Kingston-born writer and poet laureate Lorna Gaye Goodison has been bestowed with a prestigious Yale University Literature Prize.
2018 Windham-Campbell Prize
Goodison, 70, currently teaches at the University of Michigan and has received the prestigious 2018 Windham-Campbell Prize awarded annually by Yale.
Established in 2013 with a gift from the late Donald Windham in memory of his partner of 40 years, Sandy M. Campbell, the prizes are among the richest and most prestigious literary prizes on earth.
Among eight prize winners
Goodison, who was educated at St. Hugh’s High School in Jamaica and the Jamaica School of Art, was among a group of eight writers to win the honor, which is given for literary achievement or promise. She also received the US$165,000 prize money to support her writing.
In reacting to the honor, Goodison, the author of 13 collections of poems: including ‘Tamarind Season,’ and two collections of short stories including ‘Baby Mother’ and the ‘King of Swords,’ said she was honored to win the prize and gave thanks on “behalf of me and my people.”
Writing since a teenager
Goodison has been writing poetry since her teenage years with some early poems reportedly appearing anonymously in the Jamaica Gleaner newspaper. In her twenties, back in Jamaica, she taught art and worked in advertising and public relations before deciding to pursue a career as a professional writer. She began to publish under her own name in the Jamaica Journal, and to give readings at which she built up an appreciative audience. She then migrated from Jamaica and attended the Art Students League of New York.
In the early 1990s, Goodison began teaching part of the year at various North American universities, including the University of
Toronto and the University of Michigan while continuing to write and publish.
In 1986, six years after releasing her first book of poems, ‘Tamarind Season,’ she released ‘Am Becoming My Mother,’ followed by ‘Heartease’ in 1988 and ‘Poems’ in 1989. ‘Selected Poems’ was released in 1992 followed by ‘To Us, All Flowers Are Roses’ in 1995; ‘Turn Thanks’ (1999); ‘Guinea Woman’ (2000); ‘Travelling Mercies’ (2001); ‘Controlling the Silver’ (2005); ‘Goldengrove’ (2006); ‘Oracabessa,’ (2013) and ‘Supplying Salt and Light’ (2013).
Musgrave Gold Medal recipient
In 1999, she was awarded the Musgrave Gold Medal by the Institute of Jamaica for contributions to literature and on August 6, 2013, she was awarded the Jamaican national honor of the Order of Distinction in the rank of Commander (CD), “for outstanding achievements in Literature and Poetry.”
One year later, in 2014, she won the Poetry category of the 2014 OCM Bocas Prize for Caribbean Literature for ‘Oracabessa.’

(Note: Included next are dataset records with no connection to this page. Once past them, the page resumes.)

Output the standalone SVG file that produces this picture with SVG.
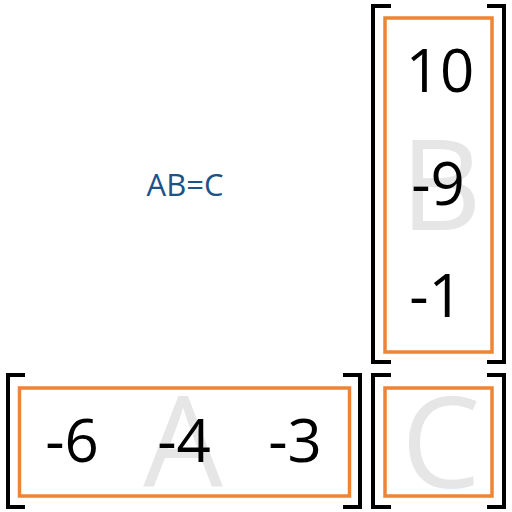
<svg xmlns="http://www.w3.org/2000/svg" width="512" height="512" viewBox="0 0 512 512">
<style>
.br{fill:none;stroke:#000;stroke-width:4}
.box{fill:none;stroke:#ef8434;stroke-width:3.5}
.num{font-family:"Open Sans",sans-serif;font-size:60px;fill:#000;text-anchor:middle}
.big{font-family:"Open Sans",sans-serif;font-size:126px;fill:#e6e6e6;text-anchor:middle}
.eq{font-family:"Open Sans",sans-serif;font-size:31px;fill:#1b5387;text-anchor:middle}
</style>
<rect width="512" height="512" fill="#fff"/>
<g id="label"><text class="eq" x="185" y="196">AB=C</text></g>
<g id="B">
<text class="big" x="441" y="230">B</text>
<path class="br" d="M391,6 H373 V362 H391 M487,6 H504 V362 H487"/>
<rect class="box" x="385" y="18" width="107" height="334"/>
<text class="num" x="440" y="92">10</text>
<text class="num" x="438" y="205">-9</text>
<text class="num" x="436" y="317">-1</text>
</g>
<g id="A">
<text class="big" x="183" y="487">A</text>
<path class="br" d="M25,375 H8 V507 H25 M343,375 H360 V507 H343"/>
<rect class="box" x="19.5" y="388" width="330" height="108"/>
<text class="num" x="72" y="462">-6</text>
<text class="num" x="184" y="462">-4</text>
<text class="num" x="295" y="462">-3</text>
</g>
<g id="C">
<text class="big" x="441" y="488">C</text>
<path class="br" d="M391,375 H373 V507 H391 M487,375 H504 V507 H487"/>
<rect class="box" x="385" y="388" width="107" height="108"/>
</g>
</svg>
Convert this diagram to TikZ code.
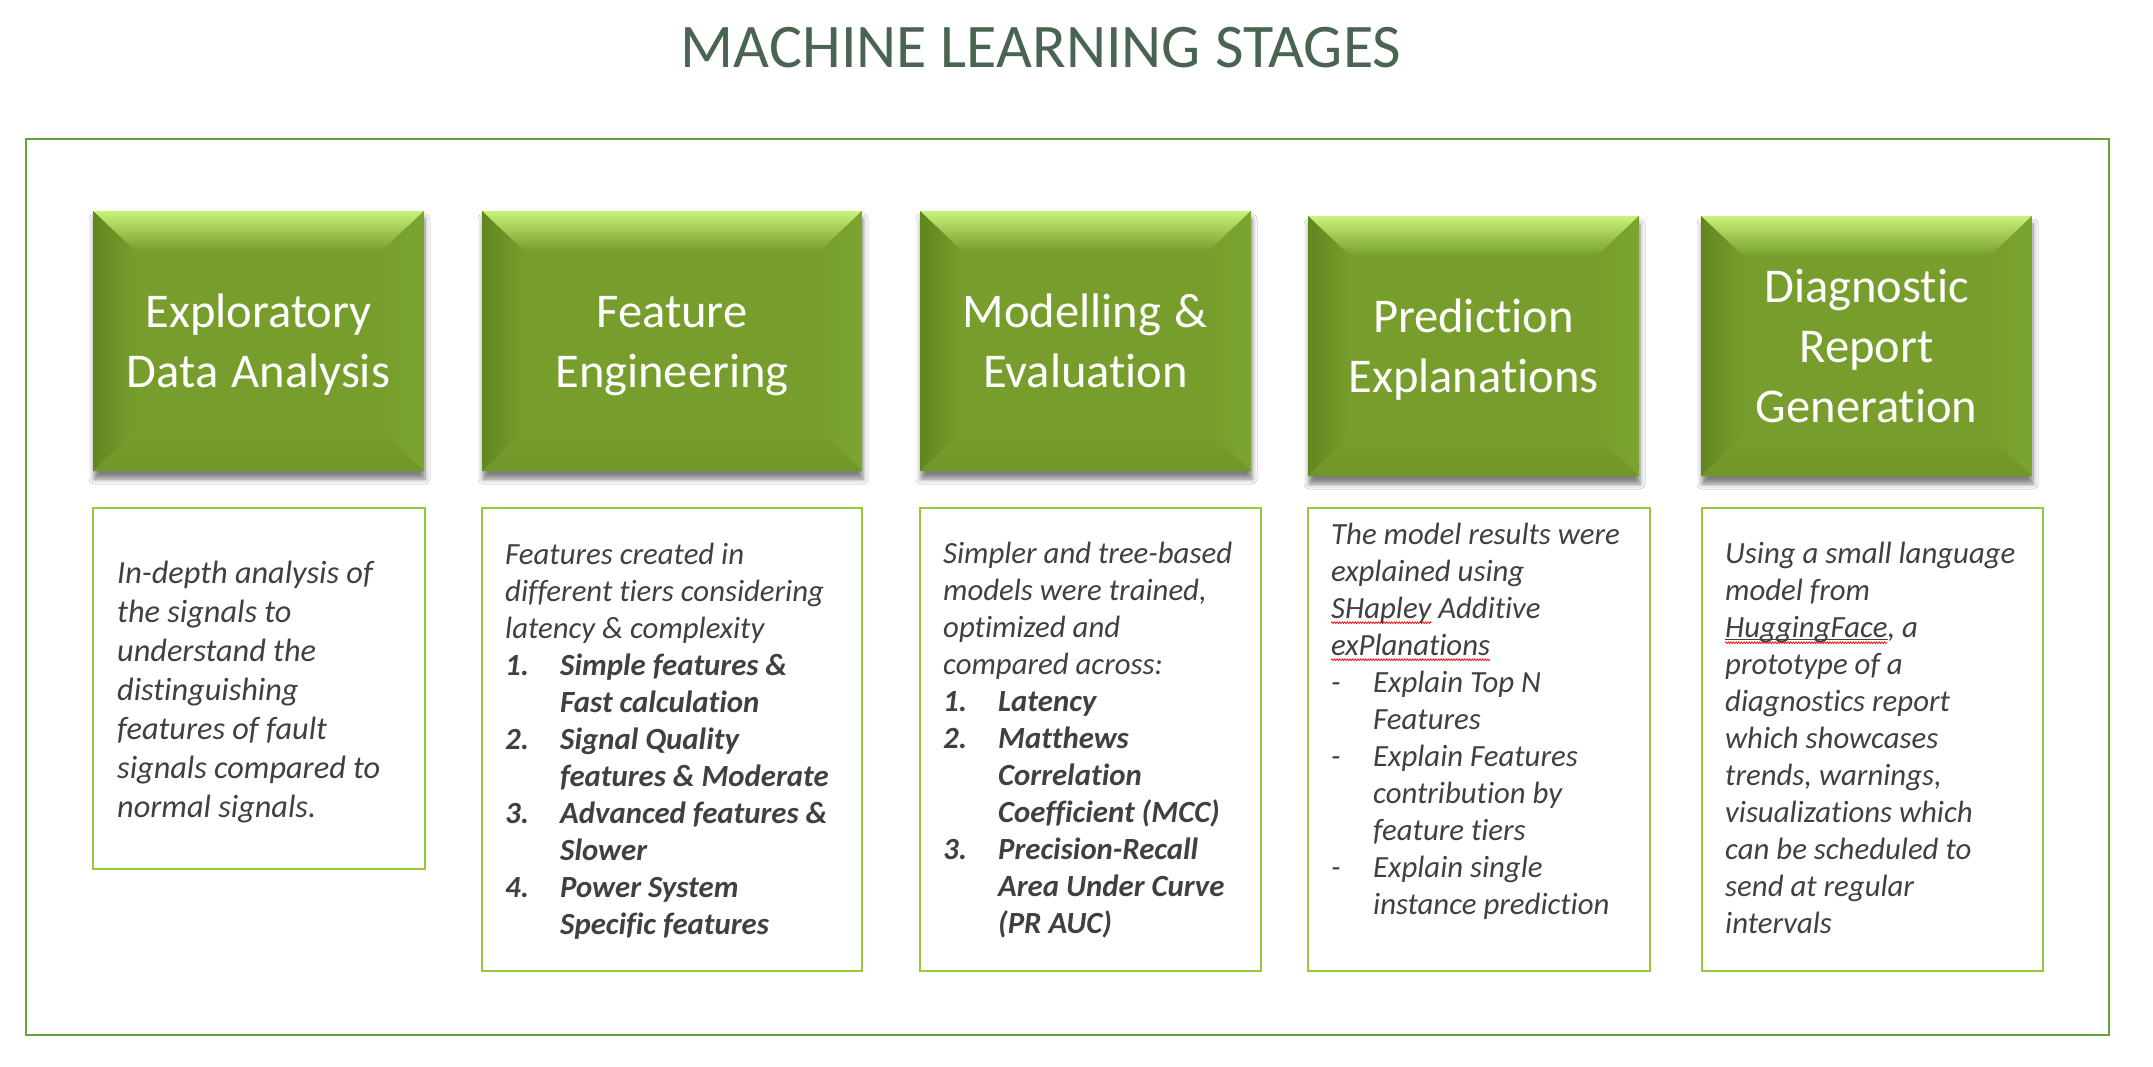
\documentclass[tikz,border=0pt]{standalone}
\usepackage{fontspec}
\setmainfont{Carlito}[Ligatures=NoCommon]
\usetikzlibrary{shadows.blur,decorations.pathmorphing}
\definecolor{basegreen}{RGB}{119,158,44}
\definecolor{toplight}{RGB}{200,242,122}
\definecolor{leftdark}{RGB}{98,134,32}
\definecolor{rightgreen}{RGB}{124,164,48}
\definecolor{bottomgreen}{RGB}{112,150,40}
\definecolor{framegreen}{RGB}{98,163,58}
\definecolor{boxborder}{RGB}{150,200,60}
\definecolor{titlecol}{RGB}{73,101,82}
\definecolor{textgray}{RGB}{64,64,64}
\newlength\sqlen
\newcommand\squig[1]{\settowidth\sqlen{#1}\mbox{\rlap{\tikz[overlay]\draw[red,line width=0.7pt,decorate,decoration={zigzag,amplitude=0.9pt,segment length=2.6pt}] (0pt,-4.5pt) -- (\sqlen,-4.5pt);}#1}}
\newcommand\squigu[1]{\settowidth\sqlen{#1}\mbox{\rlap{\tikz[overlay]{\draw[textgray,line width=1pt] (0pt,-2.5pt) -- (\sqlen,-2.5pt);\draw[red,line width=0.7pt,decorate,decoration={zigzag,amplitude=0.9pt,segment length=2.6pt}] (0pt,-5.5pt) -- (\sqlen,-5.5pt);}}#1}}
\newcommand\bevelbox[4]{%
 \fill[basegreen,blur shadow={shadow xshift=1pt,shadow yshift=-8pt,shadow blur radius=5pt,shadow opacity=50}] (#1,#2) rectangle (#3,#4);
 \shade[top color=toplight,bottom color=basegreen] (#1,#2) -- (#3,#2) -- ({#3-42},{#2+40}) -- ({#1+42},{#2+40}) -- cycle;
 \shade[left color=leftdark,right color=basegreen] (#1,#2) -- ({#1+42},{#2+40}) -- ({#1+42},{#4-40}) -- (#1,#4) -- cycle;
 \shade[left color=basegreen,right color=rightgreen] (#3,#2) -- ({#3-42},{#2+40}) -- ({#3-42},{#4-40}) -- (#3,#4) -- cycle;
 \shade[top color=basegreen,bottom color=bottomgreen] (#1,#4) -- ({#1+42},{#4-40}) -- ({#3-42},{#4-40}) -- (#3,#4) -- cycle;
}
\newcommand\natsp{\spaceskip=0pt\relax\xspaceskip=0pt\relax}
\newcommand\topst{\natsp\vrule height 40pt depth 0pt width 0pt}
\newcommand\botst{\vrule height 0pt depth 40pt width 0pt}
\newcommand\fst{\natsp\vrule height 30pt depth 0pt width 0pt}
\newcommand\itm[1]{\makebox[55pt][l]{#1}}
\newcommand\dsh{\makebox[42pt][l]{-}}
\begin{document}
\begin{tikzpicture}[x=1pt,y=-1pt,
  stagetxt/.style={text=white,align=center,text width=340pt,inner sep=0pt,font=\fontsize{48.5}{60}\selectfont},
  desc/.style={anchor=north west,inner sep=0pt,text width=420pt,align=left,text=textgray,font=\fontsize{30.8}{37}\selectfont\itshape},
  descbig/.style={desc,font=\fontsize{32.3}{39}\selectfont\itshape},
  descbox/.style={draw=boxborder,line width=2.2pt},
  frame/.style={draw=framegreen,line width=2.2pt}]
\useasboundingbox[fill=white] (0,0) rectangle (2153,1066);
\node[font=\fontsize{62}{74}\selectfont,text=titlecol,anchor=base,inner sep=0pt] (title) at (1041,67) {MACHINE LEARNING STAGES};
\draw[frame] (26,139) rectangle (2109,1035);
% stage boxes
\bevelbox{93}{211}{424}{471}
\bevelbox{482}{211}{862}{471}
\bevelbox{920}{211}{1251}{471}
\bevelbox{1308}{216}{1639}{476}
\bevelbox{1701}{216}{2032}{476}
\node[stagetxt] (s1) at (258.5,357) {\topst Exploratory\\Data Analysis\botst};
\node[stagetxt] (s2) at (672,357) {\topst Feature\\Engineering\botst};
\node[stagetxt] (s3) at (1085.5,357) {\topst Modelling \&\\Evaluation\botst};
\node[stagetxt] (s4) at (1473.5,362) {\topst Prediction\\Explanations\botst};
\node[stagetxt] (s5) at (1866.5,362) {\topst Diagnostic\\Report\\Generation\botst};
% description boxes
\draw[descbox] (93,508) rectangle (425,869);
\draw[descbox] (482,508) rectangle (862,971);
\draw[descbox] (920,508) rectangle (1261,971);
\draw[descbox] (1308,508) rectangle (1650,971);
\draw[descbox] (1702,508) rectangle (2043,971);
\node[descbig] (d1) at (117,553) {\fst In-depth analysis of\\the signals to\\understand the\\distinguishing\\features of fault\\signals compared to\\normal signals.};
\node[desc] (d2) at (505,534) {\fst Features created in\\different tiers considering\\latency \& complexity\\
\bfseries\itm{1.}Simple features \&\\\hspace*{55pt}Fast calculation\\
\itm{2.}Signal Quality\\\hspace*{55pt}features \& Moderate\\
\itm{3.}Advanced features \&\\\hspace*{55pt}Slower\\
\itm{4.}Power System\\\hspace*{55pt}Specific features};
\node[desc] (d3) at (943,533) {\fst Simpler and tree-based\\models were trained,\\optimized and\\compared across:\\
\bfseries\itm{1.}Latency\\
\itm{2.}Matthews\\\hspace*{55pt}Correlation\\\hspace*{55pt}Coefficient (MCC)\\
\itm{3.}Precision-Recall\\\hspace*{55pt}Area Under Curve\\\hspace*{55pt}(PR AUC)};
\node[desc] (d4) at (1331,514) {\fst The model results were\\explained using\\\squig{SHapley} Additive\\\squig{exPlanations}\\
\dsh Explain Top N\\\hspace*{42pt}Features\\
\dsh Explain Features\\\hspace*{42pt}contribution by\\\hspace*{42pt}feature tiers\\
\dsh Explain single\\\hspace*{42pt}instance prediction};
\node[desc] (d5) at (1725,533) {\fst Using a small language\\model from\\\squigu{HuggingFace}, a\\prototype of a\\diagnostics report\\which showcases\\trends, warnings,\\visualizations which\\can be scheduled to\\send at regular\\intervals};
\end{tikzpicture}
\end{document}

Goodison has exhibited her paintings internationally, and her own artwork is usually featured on the covers of her books. She has said: “I don’t think it is an accident that I was born on the first of August, and I don’t think it was an accident that I was given the gift of poetry, so I take that to mean that I am to write about those people and their condition, and I will carry a burden about what they endured and how they prevailed until the day I die.”